* **Exercise instructions**
Output every line exactly as written. Leave out pictures.

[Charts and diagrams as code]
--------------------
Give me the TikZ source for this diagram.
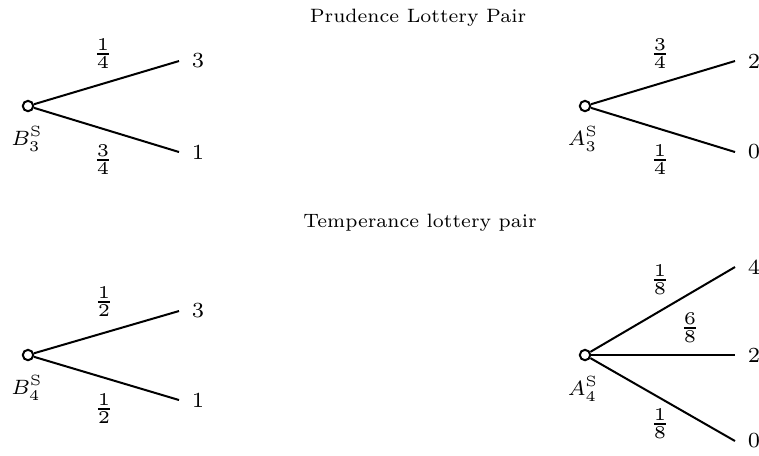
\documentclass[tikz,border=0pt]{standalone}
\usepackage{graphicx}
\newcommand\dtxt[2]{\scalebox{#1}{\fontsize{7}{8}\selectfont #2}}
\begin{document}
\begin{tikzpicture}[x=0.25pt,y=-0.25pt,
  chance/.style={circle,draw,line width=0.5pt,inner sep=0pt,minimum size=2.6pt},
  branch/.style={line width=0.5pt},
  leaf/.style={anchor=west,inner xsep=3pt,inner ysep=0pt},
  prob/.style={inner sep=0pt},
  lname/.style={inner sep=0pt},
  ttl/.style={anchor=base,inner sep=0pt}]
\useasboundingbox (0,0) rectangle (759,455);

% titles
\node[ttl] (t1) at (418,22) {\dtxt{0.69}{Prudence Lottery Pair}};
\node[ttl] (t2) at (420,227) {\dtxt{0.69}{Temperance lottery pair}};

% top-left: B3
\node[chance] (rB3) at (28,106) {};
\node[leaf] (B3a) at (179,61) {\dtxt{0.77}{3}};
\node[leaf] (B3b) at (179,152) {\dtxt{0.77}{1}};
\draw[branch] (rB3) -- (B3a.west);
\draw[branch] (rB3) -- (B3b.west);
\node[prob] (pB3a) at (103,54) {\dtxt{0.9}{$\frac{1}{4}$}};
\node[prob] (pB3b) at (103,160) {\dtxt{0.9}{$\frac{3}{4}$}};
\node[lname] (nB3) at (27,139) {\dtxt{0.74}{$B_3^{\mathrm{S}}$}};

% top-right: A3
\node[chance] (rA3) at (585,106) {};
\node[leaf] (A3a) at (735,61) {\dtxt{0.77}{2}};
\node[leaf] (A3b) at (735,152) {\dtxt{0.77}{0}};
\draw[branch] (rA3) -- (A3a.west);
\draw[branch] (rA3) -- (A3b.west);
\node[prob] (pA3a) at (660,54) {\dtxt{0.9}{$\frac{3}{4}$}};
\node[prob] (pA3b) at (660,160) {\dtxt{0.9}{$\frac{1}{4}$}};
\node[lname] (nA3) at (583,139) {\dtxt{0.74}{$A_3^{\mathrm{S}}$}};

% bottom-left: B4
\node[chance] (rB4) at (28,355) {};
\node[leaf] (B4a) at (179,311) {\dtxt{0.77}{3}};
\node[leaf] (B4b) at (179,400) {\dtxt{0.77}{1}};
\draw[branch] (rB4) -- (B4a.west);
\draw[branch] (rB4) -- (B4b.west);
\node[prob] (pB4a) at (104,302) {\dtxt{0.9}{$\frac{1}{2}$}};
\node[prob] (pB4b) at (104,409) {\dtxt{0.9}{$\frac{1}{2}$}};
\node[lname] (nB4) at (27,388) {\dtxt{0.74}{$B_4^{\mathrm{S}}$}};

% bottom-right: A4
\node[chance] (rA4) at (585,355) {};
\node[leaf] (A4a) at (735,267) {\dtxt{0.77}{4}};
\node[leaf] (A4b) at (735,355) {\dtxt{0.77}{2}};
\node[leaf] (A4c) at (735,441) {\dtxt{0.77}{0}};
\draw[branch] (rA4) -- (A4a.west);
\draw[branch] (rA4) -- (A4b.west);
\draw[branch] (rA4) -- (A4c.west);
\node[prob] (pA4a) at (660,280) {\dtxt{0.9}{$\frac{1}{8}$}};
\node[prob] (pA4b) at (690,328) {\dtxt{0.9}{$\frac{6}{8}$}};
\node[prob] (pA4c) at (660,424) {\dtxt{0.9}{$\frac{1}{8}$}};
\node[lname] (nA4) at (583,389) {\dtxt{0.74}{$A_4^{\mathrm{S}}$}};
\end{tikzpicture}
\end{document}
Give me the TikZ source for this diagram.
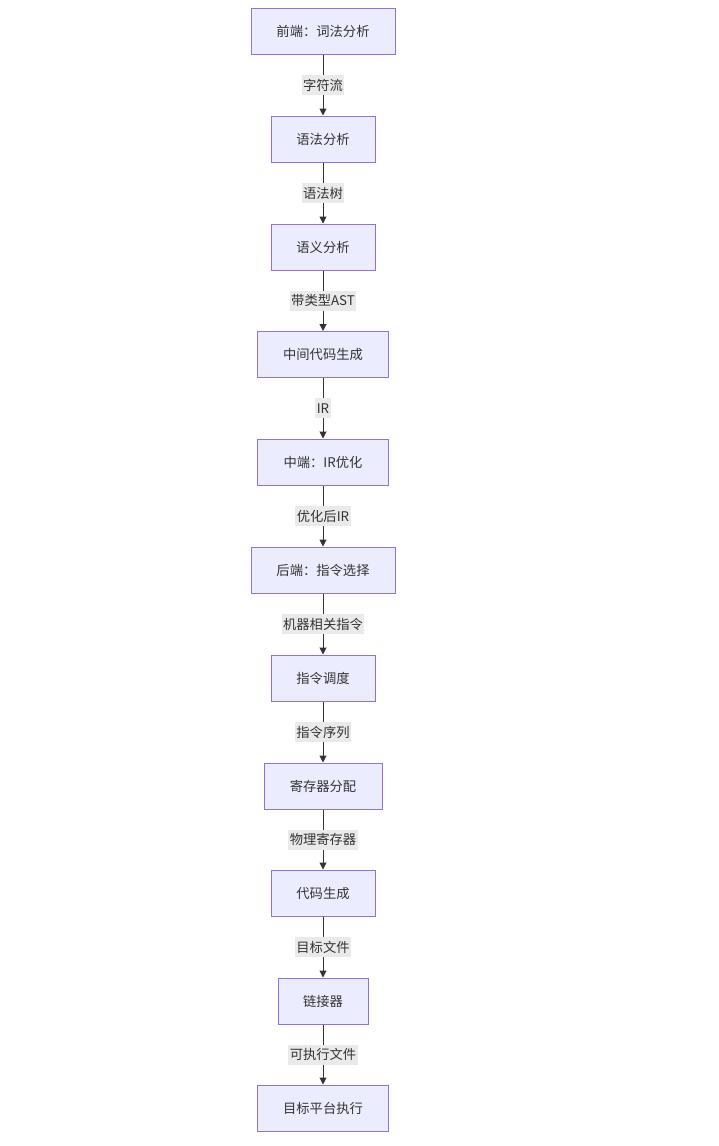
--------------------
* **Full response**
Give me the TikZ source for this diagram.
\documentclass[tikz,border=0pt]{standalone}
\usepackage{graphicx}
\newcommand\dtxt[2]{\scalebox{#1}{\fontsize{7}{8}\selectfont #2}}
\begin{document}
\begin{tikzpicture}[x=0.25pt,y=-0.25pt,
  chance/.style={circle,draw,line width=0.5pt,inner sep=0pt,minimum size=2.6pt},
  branch/.style={line width=0.5pt},
  leaf/.style={anchor=west,inner xsep=3pt,inner ysep=0pt},
  prob/.style={inner sep=0pt},
  lname/.style={inner sep=0pt},
  ttl/.style={anchor=base,inner sep=0pt}]
\useasboundingbox (0,0) rectangle (759,455);

% titles
\node[ttl] (t1) at (418,22) {\dtxt{0.69}{Prudence Lottery Pair}};
\node[ttl] (t2) at (420,227) {\dtxt{0.69}{Temperance lottery pair}};

% top-left: B3
\node[chance] (rB3) at (28,106) {};
\node[leaf] (B3a) at (179,61) {\dtxt{0.77}{3}};
\node[leaf] (B3b) at (179,152) {\dtxt{0.77}{1}};
\draw[branch] (rB3) -- (B3a.west);
\draw[branch] (rB3) -- (B3b.west);
\node[prob] (pB3a) at (103,54) {\dtxt{0.9}{$\frac{1}{4}$}};
\node[prob] (pB3b) at (103,160) {\dtxt{0.9}{$\frac{3}{4}$}};
\node[lname] (nB3) at (27,139) {\dtxt{0.74}{$B_3^{\mathrm{S}}$}};

% top-right: A3
\node[chance] (rA3) at (585,106) {};
\node[leaf] (A3a) at (735,61) {\dtxt{0.77}{2}};
\node[leaf] (A3b) at (735,152) {\dtxt{0.77}{0}};
\draw[branch] (rA3) -- (A3a.west);
\draw[branch] (rA3) -- (A3b.west);
\node[prob] (pA3a) at (660,54) {\dtxt{0.9}{$\frac{3}{4}$}};
\node[prob] (pA3b) at (660,160) {\dtxt{0.9}{$\frac{1}{4}$}};
\node[lname] (nA3) at (583,139) {\dtxt{0.74}{$A_3^{\mathrm{S}}$}};

% bottom-left: B4
\node[chance] (rB4) at (28,355) {};
\node[leaf] (B4a) at (179,311) {\dtxt{0.77}{3}};
\node[leaf] (B4b) at (179,400) {\dtxt{0.77}{1}};
\draw[branch] (rB4) -- (B4a.west);
\draw[branch] (rB4) -- (B4b.west);
\node[prob] (pB4a) at (104,302) {\dtxt{0.9}{$\frac{1}{2}$}};
\node[prob] (pB4b) at (104,409) {\dtxt{0.9}{$\frac{1}{2}$}};
\node[lname] (nB4) at (27,388) {\dtxt{0.74}{$B_4^{\mathrm{S}}$}};

% bottom-right: A4
\node[chance] (rA4) at (585,355) {};
\node[leaf] (A4a) at (735,267) {\dtxt{0.77}{4}};
\node[leaf] (A4b) at (735,355) {\dtxt{0.77}{2}};
\node[leaf] (A4c) at (735,441) {\dtxt{0.77}{0}};
\draw[branch] (rA4) -- (A4a.west);
\draw[branch] (rA4) -- (A4b.west);
\draw[branch] (rA4) -- (A4c.west);
\node[prob] (pA4a) at (660,280) {\dtxt{0.9}{$\frac{1}{8}$}};
\node[prob] (pA4b) at (690,328) {\dtxt{0.9}{$\frac{6}{8}$}};
\node[prob] (pA4c) at (660,424) {\dtxt{0.9}{$\frac{1}{8}$}};
\node[lname] (nA4) at (583,389) {\dtxt{0.74}{$A_4^{\mathrm{S}}$}};
\end{tikzpicture}
\end{document}
Give me the TikZ source for this diagram.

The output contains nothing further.